その中で、コーディネーターから「富岡製糸場と絹産業遺産群の世界遺産登録から3年半、環境は堂変化したのか」との問いに、日下部理事は「当伝道師協会は県の養成講座の受講者により発足。4資産に張り付くのではなく、県内外どこでも出掛ける。繭クラフトや座繰り体験などを通じて世界遺産や養蚕について伝えているが、世界遺産は富岡製糸場のみと思っている人が多いで四つの資産で構成し産業遺産であることを伝え、日本遺産やぐんま絹遺産も紹介していきたい」と、また、「県境を越えた連携・交流はどうすれば実現できるだろう。日下部さんは県外の人にも価値を伝える活動をしているが工夫していることはあるか」との問い掛けに「富岡製糸場を参考に各地に製糸場が造られるなど、構成4資産は全国や海外とつながりがある。見学者の出身地との関連性を含めて説明するようにしている。」と述べられていました。

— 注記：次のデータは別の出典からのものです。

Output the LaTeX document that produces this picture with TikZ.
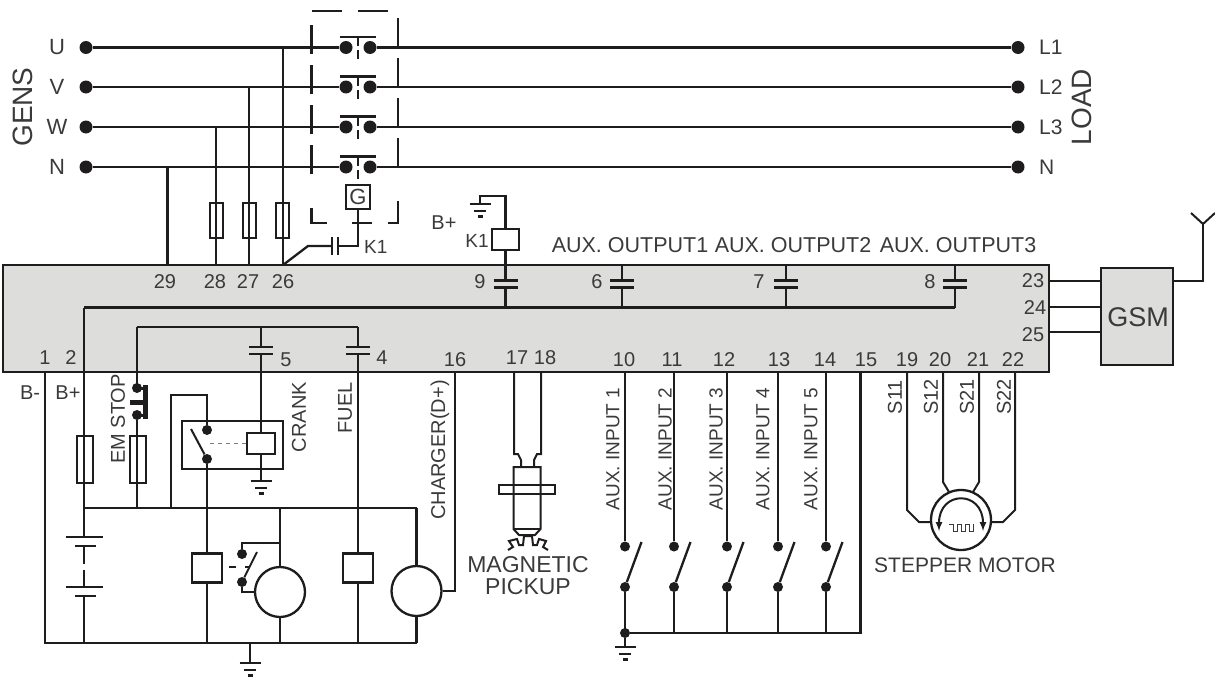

そして、旧境島小学校体育館内ではステージでの発表等のほか、いくつものブースが設けられており、当協会を始めとして、地元蚕種の会、高山社関係、荒船風穴関係、NPO産業観光学習館関係と上毛新聞書籍関係や絹製品の展示等で、どこも多くの人で賑わっていました。特に、当協会の「繭クラフト体験」ブースでは、繭クラフト「ぐんまちゃん」作りを楽しんでいる方が多くみられました。参加された方にお聞きすると伊勢崎市、深谷市が中心でしたが、近隣の市町村からの方もおりました。また、田島弥平旧宅には、キャラクター4体が参加し愛嬌を振りまいて盛り上げていました。工女姿の「ぐんまちゃん」、伊勢崎市の「くわまる」や埼玉県本庄市の「はにぽん」、そして上毛新聞社の「ピュルルン」も加わり、多くの子供たちが大喜びをしながら記念撮影をしていました。
一方、「境赤レンガ倉庫」では午前9時より多目的施設に改修されて初めての一般公開を記念してテープカットが行われました。
ここでの活動はパネルの展示・解説とパンフレット配付ですが、当初の活動場所は1階の入り口付近が予定されていたのですが十分なスペースがなく、急きょ2階の広いスペースへ移動をしました。そのためか終日、来場者が絶えない盛況で休憩もままならない状況でしてが、多くの方々に、地元にある世界遺産「田島弥平旧宅」を、じっくりと説明しながら他の構成資産のこと、日本遺産のこと、ぐんま絹遺産のことも話すことができ、充実した一日を過ごすことができました。
この日の参加者は、旧境島小学校が会長、K下部、A木、I上(雄)、I井(規)、T越、S野、O田(三)とS場の9名、境赤レンガ倉庫がI十嵐とN島(進)の2名の計11名でした。